Slowdive à l’Olympia | Une soirée sublimement shoegazey
À l’instar du métal ou du jazz, le shoegaze est un genre musical qui peut être difficile à apprivoiser. Avec ses guitares distordues, ses effets de réverbération, ses voix submergées et sa facture sonore saturée (certains diront « cacophonique »), le shoegaze ne sera jamais le style le plus unanimement rassembleur en ville. Qu’à cela ne tienne, le genre compte aussi un grand lot d’adeptes, assez pour remplir à craquer l’Olympia un mardi soir glacial. Le groupe Slowdive, véritable pilier du shoegaze et de la dream pop, était de passage en ville, et laissez-moi vous dire que c’était quelque chose!
Revenu en force dans le paysage musical en 2014 après plus de 19 ans de silence – certains membres ont néanmoins créé le groupe Mojave 3 pendant cette longue pause –, Slowdive a enfin fini par obtenir les lettres de noblesse qu’il méritait depuis tout ce temps, gagnant de nombreux adeptes au passage.
On s’étonne en effet de constater la présence aussi massive de jeunes des générations Y et Z, qui n’étaient pas en âge d’avoir vécu la première ère musicale de la formation britannique (entre 1989 et 1995). Il y avait aussi, bien sûr, plusieurs quarantenaires et cinquantenaires pour venir équilibrer tout ça.
* Photo de courtoisie fournie par Adrien Conilh de Beyssac.
Ça valait la peine de braver le froid polaire pour assister à cette grand-messe shoegazey : dès les premières notes d’Avalyn en lever de rideau, on est happés par un véritable mur de son fuzz auquel se superpose la voix parfaitement vaporeuse de la chanteuse Rachel Goswell, également à la guitare, aux claviers et au tambourin. À ses côtés, Neil Halstead, deuxième chanteur et guitariste du groupe, ajoute sa voix mélodieuse à l’ensemble pour former un beau tandem en alternance entre les couplets, notamment lors de No Longer Making Time ou Souvlaki Space Station, toutes deux formidablement bien rodées et interprétées.
* Photo de courtoisie fournie par Adrien Conilh de Beyssac.

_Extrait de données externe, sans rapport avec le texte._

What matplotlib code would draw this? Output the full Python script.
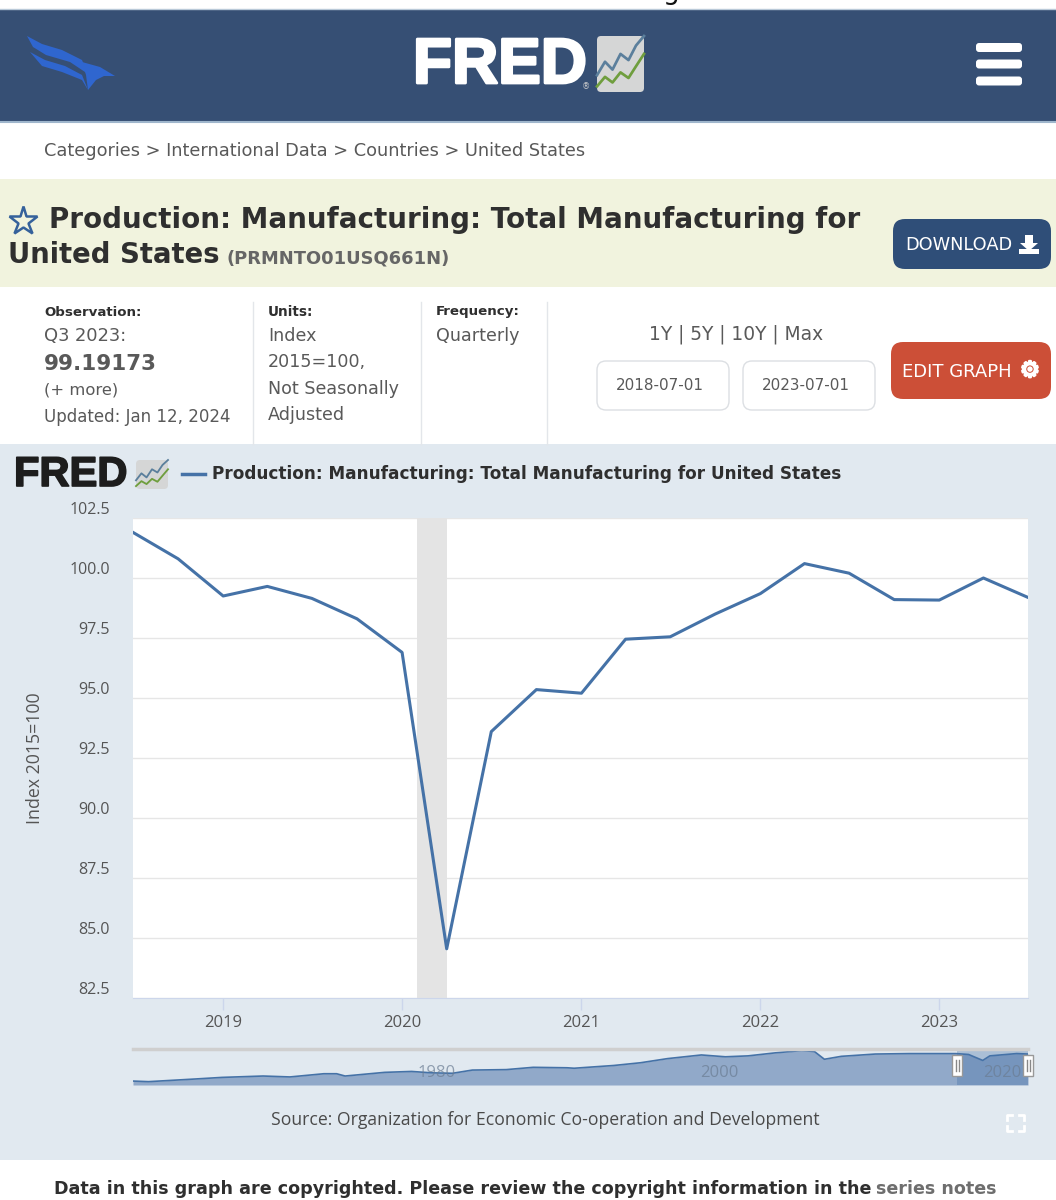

Avec 5 albums et plusieurs EP au compteur en plus de 30 ans, Slowdive jouit d’un beau catalogue de morceaux parfois planants, parfois plus rentre-dedans. En un peu moins de 90 minutes, rappel inclus – une bonne durée pour un tel spectacle qui peut difficilement durer 2h30 sans s’essouffler –, le groupe a enchaîné une setlist de 15 morceaux tantôt plus raffinés, tirés de leur dernier album de 2023 (shanty, kisses, chained to a cloud) tantôt plus anciens (Avalyn, Catch the Breeze ou l’excellente Crazy for You pour ne nommer que celles-là).
Le groupe nous réservait néanmoins beaucoup de Souvlaki en fin de parcours ainsi qu’au rappel, et c’est on ne peut plus normal considérant à quel point cet album de 1993 contient la majorité des morceaux plus connus et appréciés des fans comme Souvlaki Space Station, Alison, Machine Gun ou encore When the Sun Hits, qui a engendré de petites séances de headbanging chez les plus jeunes.
En bon groupe shoegaze, Slowdive a limité au strict minimum ses interactions avec le public, ponctuant ça et là sa prestation de quelques « thank you » bien sentis. On sentait néanmoins que les cinq membres de la formation étaient contents d’être là, et surtout de constater que leur musique attire désormais un large public renouvelé, ce qui n’était pas le cas à leurs débuts – la preuve qu’il faut toujours persévérer dans la vie!
* Photo de courtoisie fournie par Adrien Conilh de Beyssac.
On ne peut pas en dire autant pour Quannnic en première partie, qui a passé la quasi-totalité de son set de 45 minutes à regarder par terre et fuir le regard du public : une attitude parfaitement shoegazey, qui a néanmoins affecté sa prestation aux influences noise et lo-fi. Ses compositions, plus tonitruantes que celles du programme principal, sont ainsi un peu « passées dans le beurre », si je peux me permettre cette expression. Dommage, car Quannnic bénéficiait d’une salle déjà presque pleine pour se faire valoir, ce qui n’est pas toujours le cas lors d’une première partie.
Concluant sa prestation avec les très envoûtantes Machine Gun et 40 Days, qui se suivent toutes deux sur Souvlaki, Slowdive a renvoyé tout le monde affronter le froid hostile de janvier, la tête bourdonnante de sonorités rêveuses (shoegaze et dream pop sont souvent des vases communicants). Certains auront sans doute eu l’envie de se replonger dans la discographie de ce groupe ayant trop longtemps été snobé par la critique.
Mission accomplie en ce qui les concerne!